Khan has accused the opposition of being in cahoots with the US to unseat him, saying America wants him gone over his foreign policy choices that often favour China and Russia.
Khan has circulated a memo which he insists provides proof that Washington conspired with Pakistan’s opposition to unseat him because America wants “me, personally, gone … and everything would be forgiven”. He offered no concrete evidence of US interference.
Khan, who was not in parliament on Sunday, went on national television to announce he was submitting the dissolution request, which Pakistan’s President Arif Alvi later executed.
“Thank God, a conspiracy to topple the government has failed,” Khan said in his address. “I ask people to prepare for the next elections.”

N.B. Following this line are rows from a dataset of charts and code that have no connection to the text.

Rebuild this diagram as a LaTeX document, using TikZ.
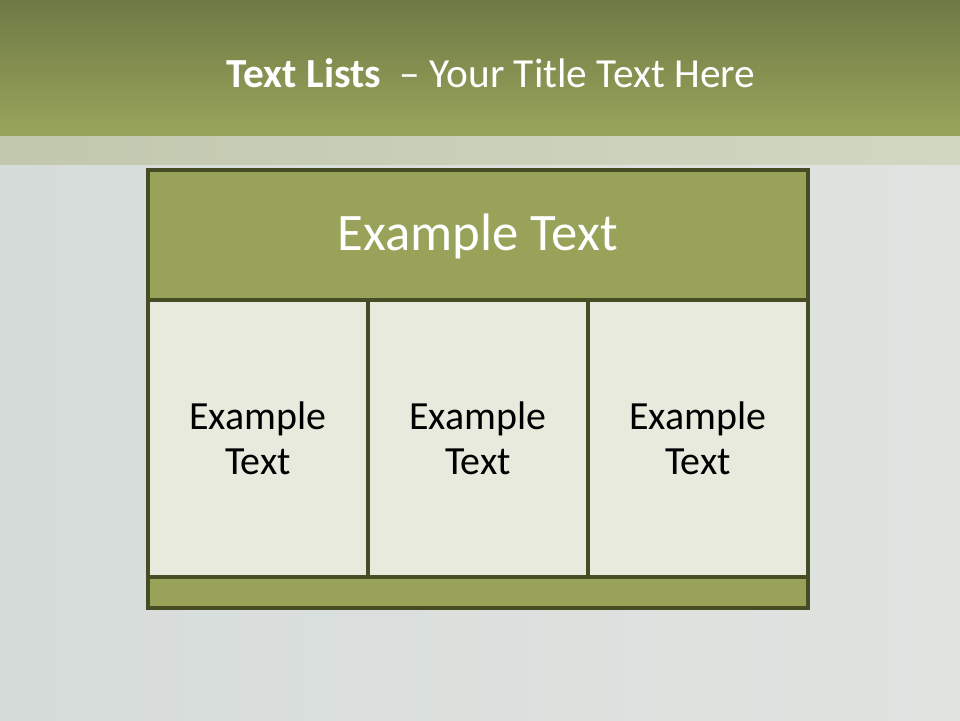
\documentclass[tikz,border=0pt]{standalone}
\usepackage{fontspec}
\setmainfont{Carlito}
\usepackage{xcolor}
\usepackage{tikz}
\usetikzlibrary{positioning}

\definecolor{olivetop}{HTML}{6E7A45}
\definecolor{olivemid}{HTML}{9AA55B}
\definecolor{olivebox}{HTML}{98A258}
\definecolor{oliveline}{HTML}{464D25}
\definecolor{cellfill}{HTML}{E8EADD}
\definecolor{stripL}{HTML}{C2C8AE}
\definecolor{stripR}{HTML}{D2D7C2}
\definecolor{waterA}{HTML}{D6DCDA}
\definecolor{waterB}{HTML}{E0E4E1}

\begin{document}
\begin{tikzpicture}[
  cell/.style={draw=oliveline, line width=2.8pt, fill=cellfill,
    minimum width=5.5cm, minimum height=6.925cm, align=center,
    font=\fontsize{28.4}{32}\selectfont, text=black},
  bar/.style={draw=oliveline, line width=2.8pt, fill=olivebox,
    minimum width=16.5cm},
  titletext/.style={text=white, font=\fontsize{29.4}{35}\selectfont}
]
% Background and title band
\fill[left color=waterA, right color=waterB] (0,0) rectangle (24,18);
\shade[top color=olivetop, bottom color=olivemid] (0,18) rectangle (24,14.575);
\shade[left color=stripL, right color=stripR] (0,14.575) rectangle (24,13.875);
\useasboundingbox (0,0) rectangle (24,18);
\node[titletext, anchor=base] (title) at (12.275,15.8)
  {\textbf{Text Lists}\ \ – Your Title Text Here};
% Table
\node[bar, minimum height=3.3cm, text=white,
  font=\fontsize{37.5}{45}\selectfont] (hdr) at (11.95,12.1) {Example Text};
\node[cell] (colA) at (6.45,7.0375)  {Example\\Text};
\node[cell] (colB) at (11.95,7.0375) {Example\\Text};
\node[cell] (colC) at (17.45,7.0375) {Example\\Text};
\node[bar, minimum height=0.775cm] (ftr) at (11.95,3.1875) {};
\end{tikzpicture}
\end{document}
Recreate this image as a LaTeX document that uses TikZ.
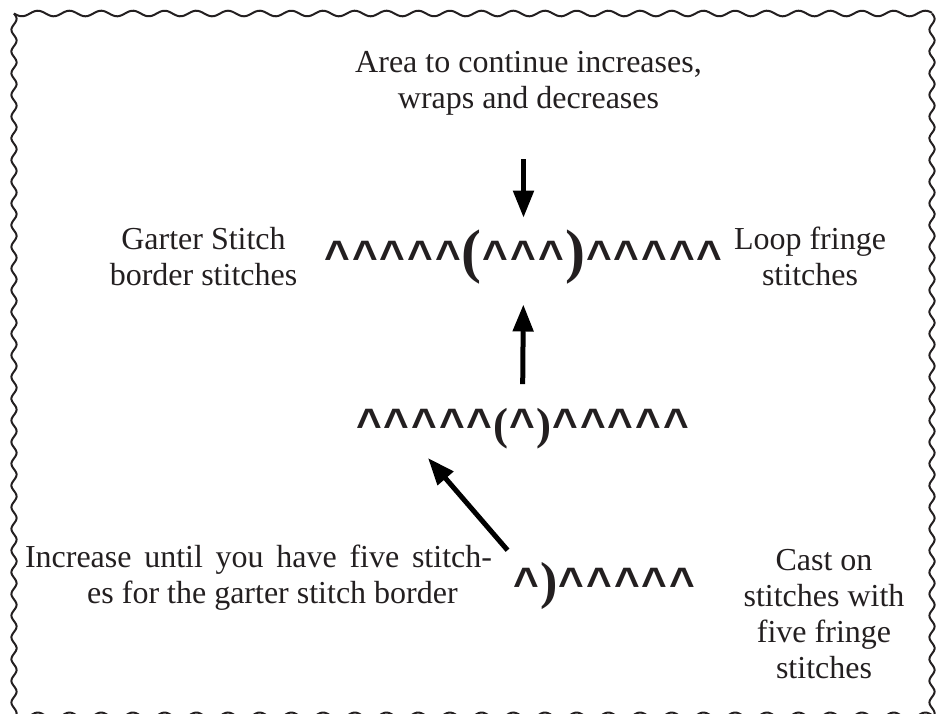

Khan’s insistence there is US involvement in attempts to oust him exploits a deep-seated mistrust among many in Pakistan of American intentions, particularly following 9/11.
Washington has often berated Pakistan for doing too little to fight Islamic militants, even as thousands of Pakistanis have died at their hands and the army has lost more than 5,000 soldiers.
Pakistan has been attacked for aiding Taliban insurgents while also being asked to bring them to the peace table.
What happens now?
According to Pakistan’s constitution, an interim government inclusive of the opposition will now see the country towards elections held within 90 days.
But the move has led to unrest, and it is unclear where the country’s military — which has directly ruled Pakistan for more than half of its 75-year history and has a history of overthrowing successive democratically elected governments and indirectly manipulating others from the sidelines — stands.
In the capital Islamabad, security forces braced for the worst, locking down much of the city as a defiant Khan called for supporters to stage demonstrations countrywide.
Giant metal containers blocked roads and entrances to the capital’s diplomatic enclave, as well as parliament and other sensitive government installations.